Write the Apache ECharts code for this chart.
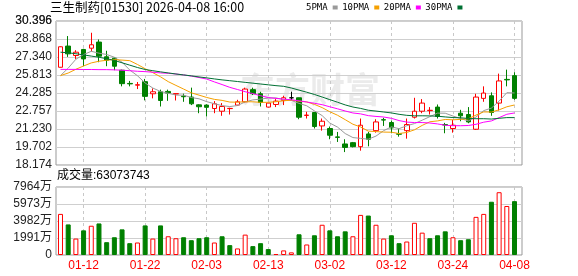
<!DOCTYPE html>
<html><head><meta charset="utf-8">
<script src="https://cdn.jsdelivr.net/npm/echarts@6/dist/echarts.min.js"></script>
<style>html,body{margin:0;padding:0;background:#fff}#c{width:578px;height:276px}</style>
</head><body><div id="c"></div>
<script>
const titleText = '三生制药[01530] 2026-04-08 16:00';
const volumeTitle = '成交量:63073743';
const watermarkText = '东方财富';
const maNames = ['5PMA', '10PMA', '20PMA', '30PMA'];
const dates = ['01-07','01-08','01-09','01-12','01-13','01-14','01-15','01-16','01-19','01-20','01-21','01-22','01-23','01-26','01-27','01-28','01-29','01-30','02-02','02-03','02-04','02-05','02-06','02-09','02-10','02-11','02-12','02-13','02-16','02-20','02-23','02-24','02-25','02-26','02-27','03-02','03-03','03-04','03-05','03-06','03-09','03-10','03-11','03-12','03-13','03-16','03-17','03-18','03-19','03-20','03-23','03-24','03-25','03-26','03-27','03-30','03-31','04-01','04-02','04-08'];
const opens  = [26.47,28.27,27.47,27.98,28.09,28.61,27.36,27.24,26.22,25.10, 24.95,25.25,24.22,24.39,24.42,24.20,24.02,23.94,23.28,23.26, 22.97,22.74,22.96,23.26,23.54,24.57,24.22,23.09,23.31,23.66, 23.88,23.88,22.38,22.63,21.49,21.27,20.56,19.96,20.07,19.73, 20.81,21.09,22.02,21.78,20.82,21.09,22.23,22.74,22.79,23.09, 21.60,21.27,22.57,22.46,21.21,23.83,24.05,23.43,25.44,25.76];
const closes = [28.21,27.61,27.75,27.18,28.38,27.41,27.07,26.56,25.08,25.06, 24.99,24.00,24.39,23.65,24.28,24.23,23.97,23.37,23.12,23.07, 23.37,23.14,22.98,23.54,24.62,24.22,23.48,23.43,23.60,23.88, 23.88,22.23,22.41,21.44,21.89,20.70,20.52,19.67,19.73,21.55, 20.36,21.83,21.99,21.32,20.79,21.61,22.74,23.43,22.82,22.29, 21.57,21.55,22.35,21.83,23.94,24.28,22.63,25.31,25.40,23.83];
const lows   = [26.45,27.35,27.18,26.56,27.81,26.90,26.56,26.22,24.85,24.85, 24.62,23.66,23.83,23.14,23.62,23.65,23.54,23.26,22.57,22.29, 22.57,22.35,22.46,23.20,23.48,24.11,23.14,23.07,23.09,23.26, 23.66,22.06,22.12,21.27,21.09,20.36,20.13,19.27,19.67,19.39, 19.76,20.92,21.49,20.87,20.58,20.41,22.12,22.57,22.46,22.12, 20.87,20.92,21.89,21.72,21.15,23.54,22.35,22.80,24.85,23.71];
const highs  = [28.24,29.12,27.92,28.04,29.40,28.83,27.87,27.30,26.27,25.31, 25.22,25.48,24.68,24.57,24.57,24.24,24.23,24.74,23.33,23.33, 23.60,23.43,23.03,23.71,24.74,24.74,24.39,23.45,23.77,24.05, 24.40,23.90,22.69,22.65,22.12,21.44,20.98,20.36,20.13,22.12, 20.98,22.06,22.18,21.95,21.21,22.12,23.88,23.77,23.09,23.31, 21.75,22.01,22.86,23.09,24.22,24.85,24.34,25.93,26.27,26.05];
// volume in 万 shares
const volumes = [4813,3581,1925,2888,3427,3696,1502,2079,3003,1386, 1463,3465,1925,3465,2195,1964,2079,1733,1964,2079, 1463,2195,1155,770,2387,1040,1386,693,116,539, 308,2426,1232,2310,3542,2888,2195,2772,2195,4697, 4620,3542,1925,2310,1386,1579,3773,2618,1964,2310, 2772,2079,1733,1848,4466,4813,6237,7354,5737,6307];
// 1 = up day (red hollow bar), 0 = down day (green bar)
const volUp = [1,0,1,0,1,0,0,0,0,0, 1,0,1,0,1,1,0,0,0,0, 1,0,0,1,1,0,0,0,1,1, 1,0,1,0,1,0,0,0,1,1, 0,1,1,0,0,1,1,1,0,0, 0,1,0,0,1,1,0,1,1,0];
// moving-average values read from the picture where earlier history is not shown
const ma5Head  = [25.76,26.40,27.15,27.55];
const ma10Head = [25.76,25.98,26.30,26.58,26.84,26.98,27.07,27.12,27.08];
const ma20Head = [26.29,26.29,26.29,26.28,26.28,26.27,26.27,26.25,26.22,26.18,26.13,26.10,26.05,25.99,25.96,25.90,25.82,25.72,25.60];
const ma30Head = [27.75,27.70,27.62,27.52,27.42,27.32,27.20,27.05,26.85,26.65,26.45,26.28,26.18,26.08,25.99,25.90,25.82,25.74,25.65,25.57,25.48,25.40,25.33,25.26,25.19,25.12,25.05,24.98,24.91];
const priceLabels = ['18.174','19.702','21.230','22.757','24.285','25.813','27.340','28.868','30.396'];
const volLabels = ['0','1991万','3982万','5973万','7964万'];

function ma(n, head) {
  return closes.map((c, i) => {
    if (i < head.length) return head[i];
    let s = 0;
    for (let k = i - n + 1; k <= i; k++) s += closes[k];
    return +(s / n).toFixed(3);
  });
}
const maData = [ma(5, ma5Head), ma(10, ma10Head), ma(20, ma20Head), ma(30, ma30Head)];
const maColors = ['#9a9a9a', '#f5a000', '#ff00ff', '#007033'];

const RED = '#ff0000', GREEN = '#008000';
const priceNums = priceLabels.map(Number);
const pMin = priceNums[0], pTop = priceNums[priceNums.length - 1];
const pInt = (pTop - pMin) / (priceNums.length - 1);
const pMax = pTop + 0.002; // tiny headroom so the top tick lies inside the extent
const vNums = volLabels.map(s => parseFloat(s));
const vMax = vNums[vNums.length - 1];

const candleData = dates.map((d, i) => {
  const v = [opens[i], closes[i], lows[i], highs[i]];
  if (opens[i] === closes[i]) {
    return { value: v, itemStyle: { color: '#000', color0: '#000', borderColor: '#000', borderColor0: '#000' } };
  }
  return v;
});
const volData = volumes.map((v, i) => ({
  value: v,
  itemStyle: volUp[i] ? { color: '#fff', borderColor: RED, borderWidth: 1 } : { color: GREEN, borderColor: GREEN, borderWidth: 1 }
}));

const showIdx = (idx) => (idx - 3) % 8 === 0;
const font = "'Liberation Sans', Arial, 'Noto Sans CJK SC', sans-serif";
const labelFont = "12px 'Liberation Sans', Arial, sans-serif";
const nearest = (nums, labels) => (v) => {
  let b = 0;
  nums.forEach((p, k) => { if (Math.abs(p - v) < Math.abs(nums[b] - v)) b = k; });
  return labels[b];
};

const catAxis = (grid, labels) => ({
  type: 'category', gridIndex: grid, data: dates, boundaryGap: true,
  axisLine: { show: false }, axisTick: { show: false },
  axisLabel: labels ? { show: true, interval: showIdx, color: RED, fontSize: 12, margin: 5, fontFamily: font } : { show: false },
  splitLine: { show: true, interval: showIdx, alignWithLabel: true, lineStyle: { type: [3, 3], color: '#c8c8c8', width: 1 } }
});

const gridBase = { containLabel: false, outerBoundsMode: 'none' };
const chart = echarts.init(document.getElementById('c'), null, { renderer: 'canvas' });
chart.setOption({
  animation: false,
  backgroundColor: '#fff',
  legend: {
    left: 306, top: 3, padding: 0, align: 'right', itemWidth: 5, itemHeight: 4, itemGap: 4.5, icon: 'rect',
    data: maNames, textStyle: { fontSize: 9, color: '#000', fontFamily: "'DejaVu Sans Mono', monospace" },
    selectedMode: false
  },
  graphic: [
    { id: 'wm', type: 'text', left: 240, top: 72, z: -10, silent: true,
      style: { text: watermarkText, font: "bold 35px 'Noto Sans CJK SC', sans-serif", fill: '#ebebeb' } },
    { id: 'title', type: 'text', left: 50, top: 1, silent: true,
      style: { text: titleText, font: "12.5px 'Noto Sans CJK SC', sans-serif", fill: '#000' } },
    { id: 'voltitle', type: 'text', left: 57, top: 170, silent: true,
      style: { text: volumeTitle, font: "12px 'Liberation Sans', Arial, 'Noto Sans CJK SC', sans-serif", fill: '#000' } }
  ],
  grid: [
    Object.assign({ left: 56.65, top: 21, width: 461.7, height: 144, show: false }, gridBase),
    Object.assign({ left: 56, top: 21, width: 466, height: 144, show: true, borderColor: '#999', borderWidth: 1, backgroundColor: 'transparent' }, gridBase),
    Object.assign({ left: 56.65, top: 187, width: 461.7, height: 68, show: false }, gridBase),
    Object.assign({ left: 56, top: 187, width: 466, height: 68, show: true, borderColor: '#999', borderWidth: 1, backgroundColor: 'transparent' }, gridBase)
  ],
  xAxis: [
    catAxis(0, false),
    { type: 'value', gridIndex: 1, min: 0, max: 1, show: false },
    catAxis(2, true),
    { type: 'value', gridIndex: 3, min: 0, max: 1, show: false }
  ],
  yAxis: [
    { type: 'value', gridIndex: 0, min: pMin, max: pMax, show: false },
    { type: 'value', gridIndex: 1, min: pMin, max: pMax, interval: pInt,
      axisLine: { show: false }, axisTick: { show: false },
      axisLabel: { margin: 4, fontSize: 12, color: '#222', fontFamily: font,
        showMinLabel: true, showMaxLabel: false, hideOverlap: false, formatter: nearest(priceNums, priceLabels) },
      splitLine: { lineStyle: { color: '#cfcfcf', width: 1 } } },
    { type: 'value', gridIndex: 2, min: 0, max: vMax, show: false },
    { type: 'value', gridIndex: 3, min: 0, max: vMax, interval: vMax / (volLabels.length - 1),
      axisLine: { show: false }, axisTick: { show: false },
      axisLabel: { margin: 4, fontSize: 12, color: '#222', fontFamily: font, showMinLabel: true, showMaxLabel: true,
        formatter: nearest(vNums, volLabels) },
      splitLine: { lineStyle: { color: '#cfcfcf', width: 1 } } }
  ],
  series: [
    { type: 'candlestick', name: 'K', xAxisIndex: 0, yAxisIndex: 0, barWidth: 5, z: 2,
      itemStyle: { color: '#fff', color0: GREEN, borderColor: RED, borderColor0: GREEN, borderWidth: 1 },
      data: candleData },
    ...maNames.map((n, k) => ({
      type: 'line', name: n, xAxisIndex: 0, yAxisIndex: 0, data: maData[k], symbol: 'none', z: 3,
      lineStyle: { width: 1, color: maColors[k] }, itemStyle: { color: maColors[k] }
    })),
    { type: 'bar', name: 'VOL', xAxisIndex: 2, yAxisIndex: 2, barWidth: 5, data: volData }
  ]
});

// The top price label sits on the plot's upper edge; place it through the axis' own scale.
const topK = priceLabels.length - 1;
const topY = chart.convertToPixel({ yAxisIndex: 1 }, priceNums[topK]);
const leftX = chart.convertToPixel({ xAxisIndex: 1 }, 0);
chart.setOption({ graphic: [
  { id: 'plabTop', type: 'text', x: leftX - 4, y: topY, silent: true,
    style: { text: priceLabels[topK], font: labelFont, fill: '#222', align: 'right', verticalAlign: 'middle' } }
] });
</script></body></html>
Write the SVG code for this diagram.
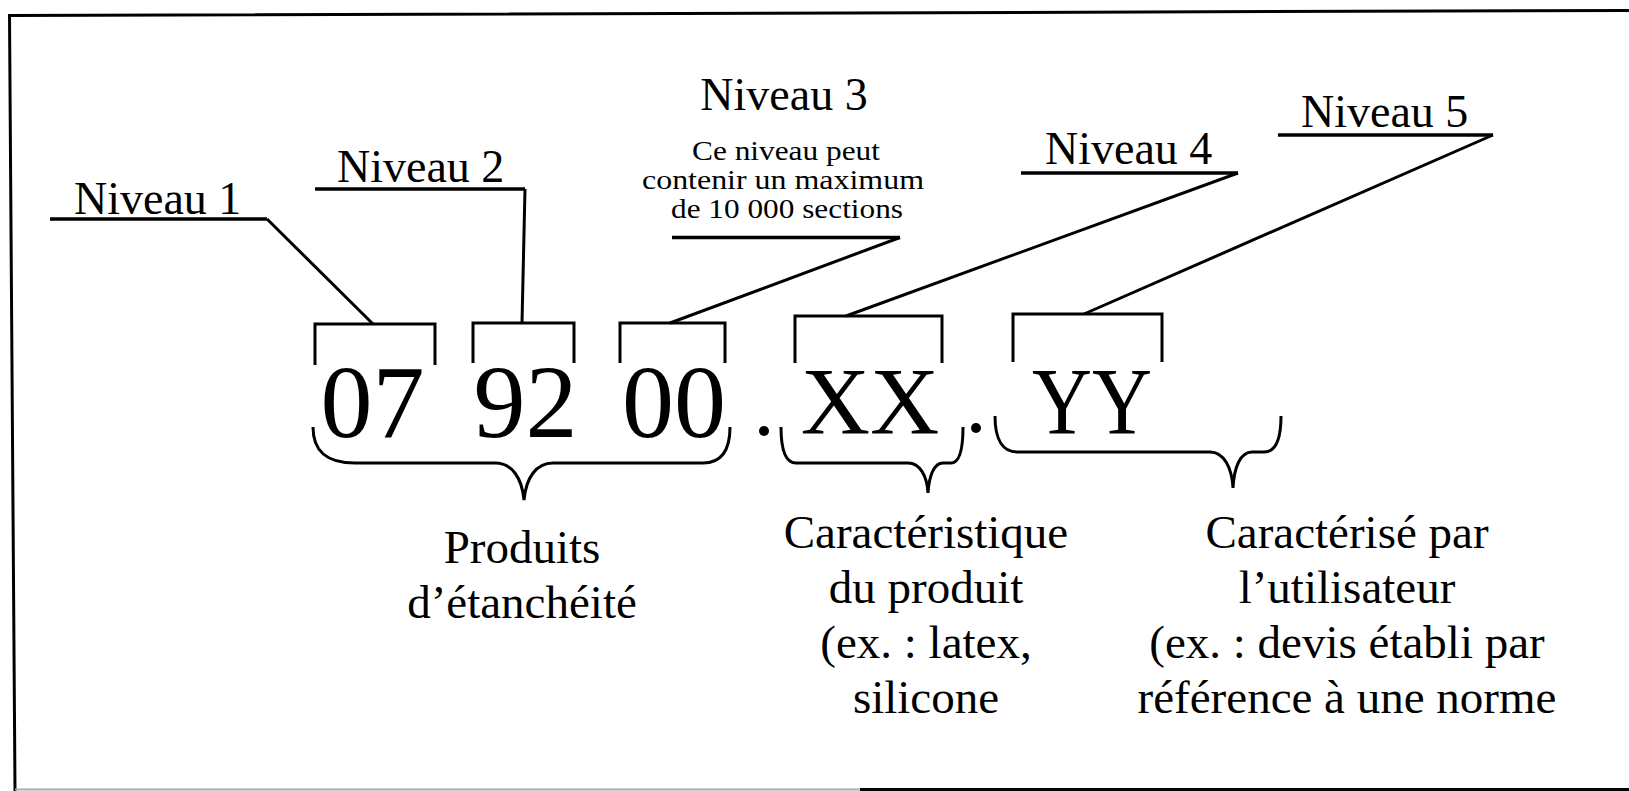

:::::

> **WHAT THIS TASK INVOLVES**: Wherever "code" shows up in a line, copy that line.

> **OUTPUT OF THE TASK**:
Write the Apache ECharts code for this chart.
Write the SVG code for this diagram.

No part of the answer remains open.